**TASK**
Copy exactly the lines from the beginning of the data down to and including the line holding "import * as d3 from 'd3';", without any pictures.

**SUPPLIED DATA**
::::::

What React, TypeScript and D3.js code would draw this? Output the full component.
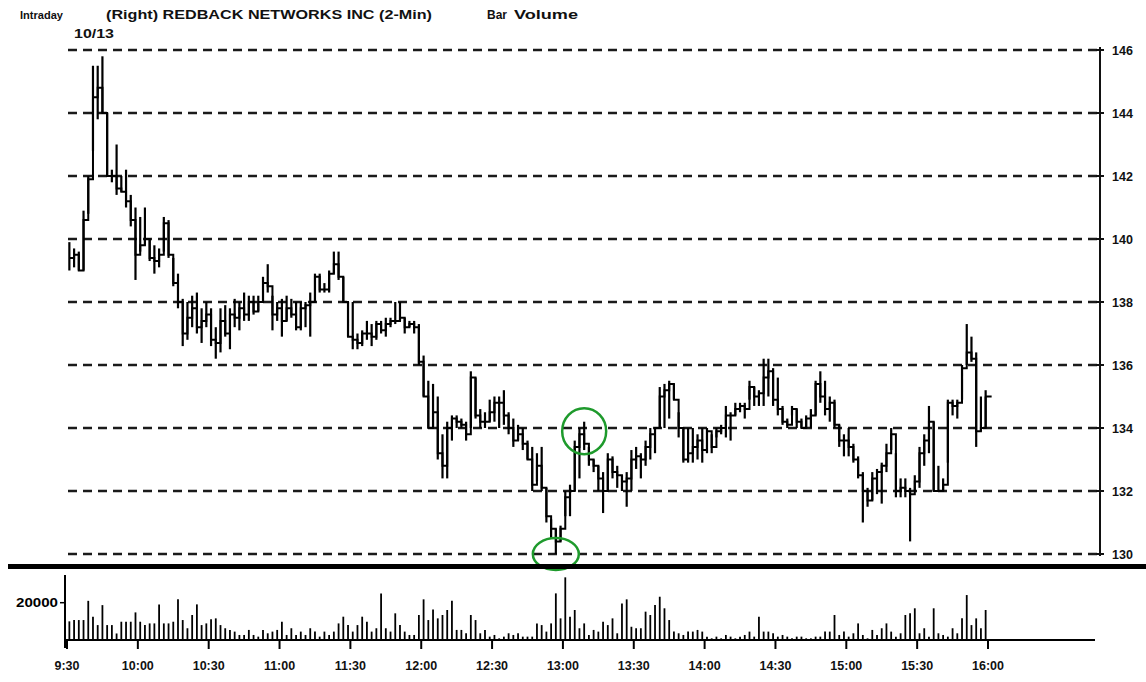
import React, { useEffect, useRef } from 'react';
import * as d3 from 'd3';

// 2-minute bars, 9:30 -> 16:00 (195 bars)
const priceHigh = [
  139.9, 139.7, 139.6, 140.9, 142.0, 145.5, 145.5, 145.8, 144.0, 142.2, 143.0, 142.0, 142.2, 141.4, 141.0,
  140.7, 141.0, 140.0, 139.8, 139.7, 140.7, 140.6, 139.4, 138.9, 138.1, 138.0, 138.2, 138.3, 137.8, 138.0,
  137.8, 137.2, 137.8, 137.9, 137.8, 138.1, 138.0, 138.3, 138.2, 138.2, 138.2, 138.8, 139.2, 138.2, 138.0,
  138.1, 138.2, 138.1, 138.0, 138.0, 138.0, 138.3, 138.9, 138.9, 138.6, 139.0, 139.6, 139.6, 138.8, 138.0,
  138.0, 137.0, 137.1, 137.4, 137.3, 137.4, 137.4, 137.5, 137.5, 138.0, 138.0, 137.5, 137.4, 137.4, 137.3,
  136.3, 135.5, 135.4, 135.0, 133.8, 134.2, 134.4, 134.4, 134.3, 134.2, 135.8, 135.6, 134.6, 134.5, 134.9,
  135.0, 135.0, 135.2, 134.5, 134.3, 134.1, 134.0, 133.6, 133.4, 133.2, 133.4, 132.1, 131.1, 130.8, 130.9,
  132.0, 132.2, 133.6, 134.0, 134.2, 133.4, 133.0, 132.8, 132.6, 133.2, 133.1, 132.8, 132.5, 132.6, 133.3,
  133.4, 133.2, 133.6, 134.0, 134.0, 135.3, 135.4, 135.5, 135.4, 134.5, 134.0, 134.0, 134.0, 133.8, 134.0,
  134.0, 133.8, 134.0, 134.1, 134.7, 134.5, 134.8, 134.8, 134.8, 135.5, 135.3, 135.2, 136.2, 136.2, 135.9,
  135.6, 134.7, 134.3, 134.7, 134.6, 134.3, 134.4, 134.6, 135.5, 135.8, 135.5, 135.0, 134.9, 134.1, 133.8,
  134.0, 133.5, 133.1, 132.6, 132.1, 132.6, 132.7, 132.9, 133.5, 134.0, 133.2, 132.4, 132.4, 132.1, 132.5,
  133.4, 133.8, 134.7, 134.2, 132.8, 132.4, 134.9, 134.9, 134.9, 136.0, 137.3, 136.9, 136.4, 135.0, 135.2,
];

const priceLow = [
  139.0, 139.1, 139.0, 139.0, 140.8, 142.8, 143.8, 144.0, 142.0, 141.8, 141.4, 141.5, 141.0, 140.4, 138.7,
  139.6, 139.8, 139.3, 138.9, 139.1, 139.6, 139.4, 138.5, 137.8, 136.6, 136.8, 137.2, 137.0, 136.7, 137.2,
  136.6, 136.2, 136.4, 136.9, 136.5, 137.2, 137.1, 137.4, 137.4, 137.6, 137.7, 138.0, 138.3, 137.1, 137.4,
  136.9, 137.4, 137.5, 137.1, 137.1, 137.2, 136.9, 138.0, 138.3, 138.3, 138.3, 138.9, 138.7, 138.0, 136.9,
  136.5, 136.5, 136.6, 136.8, 136.6, 136.8, 137.0, 136.9, 137.2, 137.3, 137.4, 137.0, 137.2, 137.0, 136.0,
  135.0, 134.0, 134.0, 133.0, 132.4, 132.4, 133.6, 134.0, 134.0, 133.6, 134.0, 134.3, 134.0, 134.0, 134.2,
  134.2, 134.0, 134.1, 133.8, 133.4, 133.6, 133.3, 133.0, 132.0, 132.3, 132.0, 131.0, 130.5, 130.0, 130.4,
  131.2, 131.2, 132.0, 132.4, 133.3, 132.8, 132.6, 132.0, 131.3, 132.0, 132.4, 132.1, 132.0, 131.5, 132.0,
  132.7, 132.4, 132.8, 133.0, 133.2, 134.0, 134.0, 134.3, 134.9, 133.7, 132.9, 132.9, 132.9, 133.0, 132.9,
  133.2, 133.2, 133.7, 133.8, 133.7, 133.6, 134.4, 134.5, 134.3, 134.9, 134.7, 134.7, 134.7, 135.0, 134.7,
  134.4, 134.1, 134.0, 134.4, 134.0, 134.0, 134.0, 134.0, 134.4, 134.8, 134.4, 134.2, 134.0, 133.4, 133.1,
  133.1, 132.9, 132.4, 131.0, 131.5, 131.7, 131.9, 131.6, 132.6, 133.3, 131.8, 131.8, 131.8, 130.4, 132.0,
  132.1, 132.8, 133.2, 132.0, 132.0, 132.0, 132.9, 134.4, 134.3, 134.9, 136.0, 136.1, 133.4, 133.9, 134.0,
];

const priceClose = [
  139.4, 139.5, 139.0, 140.6, 141.9, 144.5, 144.8, 144.0, 142.0, 142.0, 141.6, 141.5, 141.2, 140.6, 139.5,
  139.8, 140.0, 139.4, 139.3, 139.5, 140.5, 139.5, 138.6, 138.0, 137.0, 137.5, 137.8, 137.2, 137.4, 137.6,
  136.8, 136.7, 137.4, 137.0, 137.6, 137.5, 137.8, 137.6, 138.0, 137.7, 138.0, 138.6, 138.5, 137.6, 137.8,
  137.4, 137.8, 137.6, 137.2, 137.8, 137.9, 138.0, 138.8, 138.4, 138.4, 138.9, 139.2, 138.8, 138.0, 136.9,
  136.8, 136.7, 137.0, 137.0, 136.9, 137.3, 137.1, 137.3, 137.4, 137.4, 137.5, 137.2, 137.3, 137.2, 136.1,
  135.0, 134.0, 134.5, 133.2, 132.8, 134.0, 134.3, 134.2, 134.1, 133.8, 135.6, 134.4, 134.2, 134.2, 134.5,
  134.8, 134.8, 134.4, 134.0, 133.6, 133.8, 133.5, 133.0, 132.2, 132.8, 132.1, 131.2, 130.8, 130.4, 130.8,
  131.8, 132.0, 133.4, 133.8, 133.5, 133.0, 132.8, 132.4, 132.0, 133.0, 132.6, 132.5, 132.3, 132.4, 133.0,
  133.1, 133.0, 133.4, 133.8, 134.0, 135.0, 135.2, 135.4, 134.9, 134.0, 133.0, 133.2, 133.4, 133.6, 133.3,
  133.9, 133.4, 133.9, 134.0, 134.4, 134.4, 134.6, 134.7, 134.6, 135.3, 135.0, 135.1, 135.6, 135.8, 134.9,
  134.6, 134.2, 134.1, 134.6, 134.2, 134.0, 134.3, 134.4, 135.4, 135.0, 134.6, 134.8, 134.1, 133.6, 133.6,
  133.4, 133.0, 132.5, 132.0, 131.7, 132.4, 132.6, 132.8, 133.2, 133.8, 132.0, 132.1, 132.0, 131.9, 132.3,
  133.2, 133.6, 134.2, 132.0, 132.0, 132.2, 134.8, 134.7, 134.8, 135.9, 136.4, 136.2, 133.9, 134.0, 135.0,
];

const volume = [
  10000, 10700, 10700, 10700, 21000, 12500, 8000, 18700, 8000, 8000, 3500, 9800, 9800, 9800, 14800,
  9800, 8000, 8900, 8900, 19100, 8900, 8900, 9800, 21800, 10700, 6300, 13400, 19100, 8000, 8900,
  11100, 11600, 8000, 6300, 5400, 4500, 2700, 2700, 5400, 2700, 1800, 5400, 3600, 4500, 5400,
  9800, 2700, 6300, 2700, 4500, 2700, 6300, 4500, 1800, 4500, 2700, 4500, 8900, 12500, 8000,
  4500, 8000, 12500, 9800, 4500, 6300, 25000, 6300, 4500, 14300, 8000, 4500, 2700, 2700, 13400,
  21800, 10700, 16400, 11600, 13400, 16100, 21000, 5400, 5400, 3600, 13400, 10700, 3600, 5400, 1800,
  2700, 900, 1800, 3600, 2700, 3600, 1800, 1800, 1800, 8900, 8000, 4500, 8900, 25000, 11600,
  33600, 12500, 16100, 6300, 8900, 2700, 5400, 4500, 9800, 8000, 11600, 3600, 19600, 21800, 7100,
  6300, 6300, 15200, 13400, 18700, 23200, 17000, 10700, 4500, 3600, 2700, 4500, 4500, 5400, 4500,
  1800, 900, 1800, 900, 2700, 1800, 900, 1800, 2700, 4500, 1800, 12500, 4500, 4500, 3600,
  1800, 2700, 1800, 900, 1800, 1800, 900, 900, 1800, 1800, 4500, 4500, 13400, 2700, 4500,
  1800, 3600, 8900, 2700, 900, 5400, 2700, 6300, 8900, 4500, 1800, 3600, 13400, 14300, 17000,
  3600, 6300, 1800, 17000, 3600, 2700, 1800, 6300, 3600, 11600, 24100, 8000, 11600, 6300, 16100,
];

const timeLabels = ['9:30', '10:00', '10:30', '11:00', '11:30', '12:00', '12:30', '13:00', '13:30', '14:00', '14:30', '15:00', '15:30', '16:00'];
const priceTicks = [130, 132, 134, 136, 138, 140, 142, 144, 146];

// green hand-drawn circles: [bar index, price]
const marks = [
  { bar: 103, price: 130.0, rx: 23, ry: 16 },
  { bar: 109, price: 133.9, rx: 22, ry: 23 },
];

const FONT = '"Liberation Sans", Arial, sans-serif';

export default function App() {
  const ref = useRef<SVGSVGElement | null>(null);

  useEffect(() => {
    const el = ref.current;
    if (!el) return;
    const svg = d3.select(el);
    svg.selectAll('*').remove();

    const width = 1146;
    const height = 682;

    svg.append('rect').attr('width', width).attr('height', height).attr('fill', '#fff');

    const x = d3.scaleLinear().domain([0, 390]).range([67, 988]);
    const y = d3.scaleLinear().domain([130, 146]).range([554, 50]);
    const yv = d3.scaleLinear().domain([0, 20000]).range([640, 602.7]);
    const barX = (i: number) => x(2 * i + 1);

    // header
    const header = svg.append('g').attr('font-family', FONT).attr('fill', '#111').attr('font-weight', 'bold');
    header.append('text').attr('x', 20).attr('y', 19).attr('font-size', 11).attr('textLength', 43).attr('lengthAdjust', 'spacingAndGlyphs').text('Intraday');
    header.append('text').attr('x', 106).attr('y', 19).attr('font-size', 13).attr('textLength', 326).attr('lengthAdjust', 'spacingAndGlyphs').text('(Right) REDBACK NETWORKS INC  (2-Min)');
    header.append('text').attr('x', 487).attr('y', 19).attr('font-size', 12).attr('textLength', 20).attr('lengthAdjust', 'spacingAndGlyphs').text('Bar');
    header.append('text').attr('x', 514).attr('y', 19).attr('font-size', 12).attr('textLength', 64).attr('lengthAdjust', 'spacingAndGlyphs').text('Volume');
    header.append('text').attr('x', 74).attr('y', 38).attr('font-size', 13).attr('textLength', 40).attr('lengthAdjust', 'spacingAndGlyphs').text('10/13');

    // price grid
    svg.append('g')
      .selectAll('line')
      .data(priceTicks)
      .join('line')
      .attr('x1', 68)
      .attr('x2', 1100)
      .attr('y1', (d) => y(d))
      .attr('y2', (d) => y(d))
      .attr('stroke', '#1a1a1a')
      .attr('stroke-width', 2.4)
      .attr('stroke-dasharray', '9,6');

    // right axis
    svg.append('line').attr('x1', 1100).attr('x2', 1100).attr('y1', y(146) - 3).attr('y2', y(130) + 2)
      .attr('stroke', '#111').attr('stroke-width', 2);
    svg.append('g')
      .selectAll('line')
      .data(priceTicks)
      .join('line')
      .attr('x1', 1096).attr('x2', 1104)
      .attr('y1', (d) => y(d)).attr('y2', (d) => y(d))
      .attr('stroke', '#111').attr('stroke-width', 2);
    svg.append('g')
      .selectAll('text')
      .data(priceTicks)
      .join('text')
      .attr('x', 1112)
      .attr('y', (d) => y(d))
      .attr('dy', '0.36em')
      .attr('font-family', FONT)
      .attr('font-size', 12.5)
      .attr('font-weight', 'bold')
      .attr('fill', '#111')
      .text((d) => d);

    // price bars: high-low verticals + close steps
    const idx = d3.range(priceClose.length);
    svg.append('g')
      .selectAll('line')
      .data(idx)
      .join('line')
      .attr('x1', (i) => barX(i)).attr('x2', (i) => barX(i))
      .attr('y1', (i) => y(priceHigh[i])).attr('y2', (i) => y(priceLow[i]))
      .attr('stroke', '#000').attr('stroke-width', 2.2);

    const step = d3.line<number>()
      .x((i) => barX(i))
      .y((i) => y(priceClose[i]))
      .curve(d3.curveStepAfter);
    svg.append('path')
      .datum(idx)
      .attr('d', step)
      .attr('fill', 'none').attr('stroke', '#000').attr('stroke-width', 2);
    // last close tick
    const last = idx.length - 1;
    svg.append('line').attr('x1', barX(last)).attr('x2', barX(last) + 6)
      .attr('y1', y(priceClose[last])).attr('y2', y(priceClose[last]))
      .attr('stroke', '#000').attr('stroke-width', 2);

    // green annotations
    svg.append('g')
      .selectAll('ellipse')
      .data(marks)
      .join('ellipse')
      .attr('cx', (d) => barX(d.bar))
      .attr('cy', (d) => y(d.price))
      .attr('rx', (d) => d.rx)
      .attr('ry', (d) => d.ry)
      .attr('fill', 'none')
      .attr('stroke', '#1e9a2c')
      .attr('stroke-width', 2.5);

    // thick separator
    svg.append('rect').attr('x', 8).attr('y', 564).attr('width', width - 8).attr('height', 5).attr('fill', '#000');

    // volume panel
    svg.append('line').attr('x1', 65).attr('x2', 65).attr('y1', 575).attr('y2', 648)
      .attr('stroke', '#000').attr('stroke-width', 2);
    svg.append('line').attr('x1', 60).attr('x2', 65).attr('y1', yv(20000)).attr('y2', yv(20000))
      .attr('stroke', '#000').attr('stroke-width', 1.5);
    svg.append('text').attr('x', 16).attr('y', yv(20000)).attr('dy', '0.36em')
      .attr('font-family', FONT).attr('font-size', 12).attr('font-weight', 'bold')
      .attr('textLength', 42).attr('lengthAdjust', 'spacingAndGlyphs').text('20000');

    svg.append('g')
      .selectAll('line')
      .data(idx)
      .join('line')
      .attr('x1', (i) => barX(i)).attr('x2', (i) => barX(i))
      .attr('y1', yv(0)).attr('y2', (i) => yv(volume[i]))
      .attr('stroke', '#000').attr('stroke-width', 1.8);

    svg.append('line').attr('x1', 65).attr('x2', 1095).attr('y1', yv(0)).attr('y2', yv(0))
      .attr('stroke', '#000').attr('stroke-width', 2);

    // time axis
    const tickMin = timeLabels.map((_, k) => k * 30);
    svg.append('g')
      .selectAll('line')
      .data(tickMin)
      .join('line')
      .attr('x1', (d) => x(d)).attr('x2', (d) => x(d))
      .attr('y1', yv(0)).attr('y2', yv(0) + 9)
      .attr('stroke', '#000').attr('stroke-width', 2);
    svg.append('g')
      .selectAll('text')
      .data(timeLabels)
      .join('text')
      .attr('x', (_, k) => x(k * 30))
      .attr('y', 670)
      .attr('text-anchor', 'middle')
      .attr('font-family', FONT)
      .attr('font-size', 12.5)
      .attr('font-weight', 'bold')
      .attr('fill', '#111')
      .text((d) => d);
  }, []);

  return (
    <svg
      ref={ref}
      width={1146}
      height={682}
      style={{ position: 'absolute', left: 0, top: 0, display: 'block' }}
    />
  );
}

::::::

**OUTPUT OF THE TASK**
What React, TypeScript and D3.js code would draw this? Output the full component.
import React, { useEffect, useRef } from 'react';
import * as d3 from 'd3';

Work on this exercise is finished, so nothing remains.